MVNOでは「サブ回線」を売りにしている関係で、新規契約が優遇されているものも少なくない。法人としても別のため、安価かつ個人で多くの回線を持てる点も「踏み台やブースター」として利用しやすい背景となっている。
加えて、契約数が100万以下の事業者は一般に言われる“2万円値引き”の対象外になるなどの抜け道もある。


 MNPでの乗り換えも簡単になったうえで、解約金も上限1000円となれば実質的なホッピング(利益目的の短期契約)が起こる。MVNOはその原資とも言える電話番号を発行する場になってしまっているのだ。

 

 加えて、今回紹介したような値引き特典を高額な端末の支払いに充てると言ったことも可能だ。扱い上はキャッシュバックを受けた状態で、ドコモショップにある端末を値引くという形になる。これもある意味では、端末のみ購入が可能になったことをうまく利用したものになる。


 これらによってMVNOの回線契約数こそ増えるが、ドコモをはじめ大手キャリアにユーザーが流れることもあり、構成比率は大きく変わらない。これについてはMVNO各社も「定着されず大手キャリアへの踏み台にされる」としてキャリアの大幅値引きを問題視している。 

 

 加えて、MVNOでも特典目的の短期解約が少なくないようで、一部では名義貸しに近い状態で大量に契約した後に即解約というものもあるようだ。日本に短期滞在する外国人学生や労働者などの名義※が悪用されるなど問題視されている。
 中には初期契約解除制度(通称:8日間キャンセル)を特典目的に悪用しているユーザーもいるという意見もあり、こちらも問題となっている。

※日本に定住するわけではないため、仮にブラックリストと呼ばれるものになっても日本国外では影響が少ない。これは高額なiPhoneを分割契約した後、代金未払いのまま本国に持ち帰ることが横行した際の背景に近い。

 

MVNOの踏み台問題なども浮き彫りに。そろそろ法を見直した方が良いのでは。

 

 ここに来て総務省も短期解約したユーザーの扱いについて、再度契約を拒否すること、ブラックリストがあるように説明することは違法であるという見解を示している。
 現在はこのような短期解約したユーザーについては、いわゆるブラックリストという形で弾いており、これは MVNO も変わらないと言われている。

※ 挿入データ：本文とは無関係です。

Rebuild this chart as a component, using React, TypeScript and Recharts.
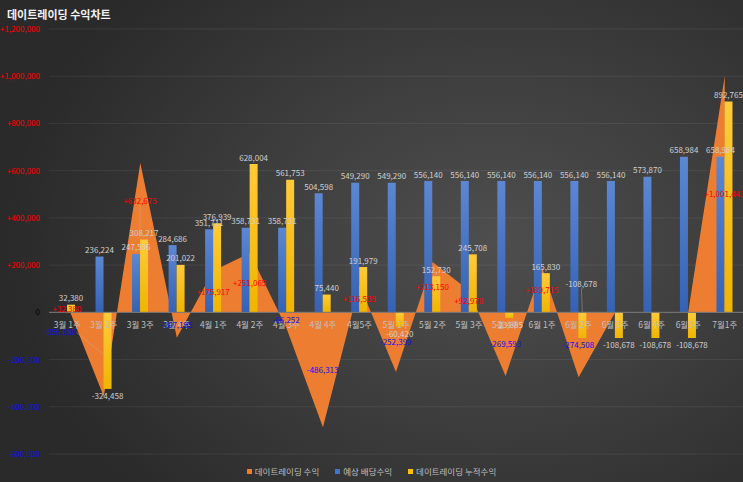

  今後このブラックリストが撤廃される形となれば、値引きを目的としたホッピングに加えて、手軽にかつ安価に契約できるMVNOは高価な端末値引きの「ブースター」としても利用されかねない。
 総務省としては既存の電気通信事業法の見直しが必要になってきている場面であり、通信事業者側は利益目的のユーザーを見極めるシステムの構築、「やむを得ない短期解約」の定義の策定などの対応が必要になる。

 年度末の携帯電話市場。MVNOのブースターもあってさらに混沌したものに加速するのかもしれない。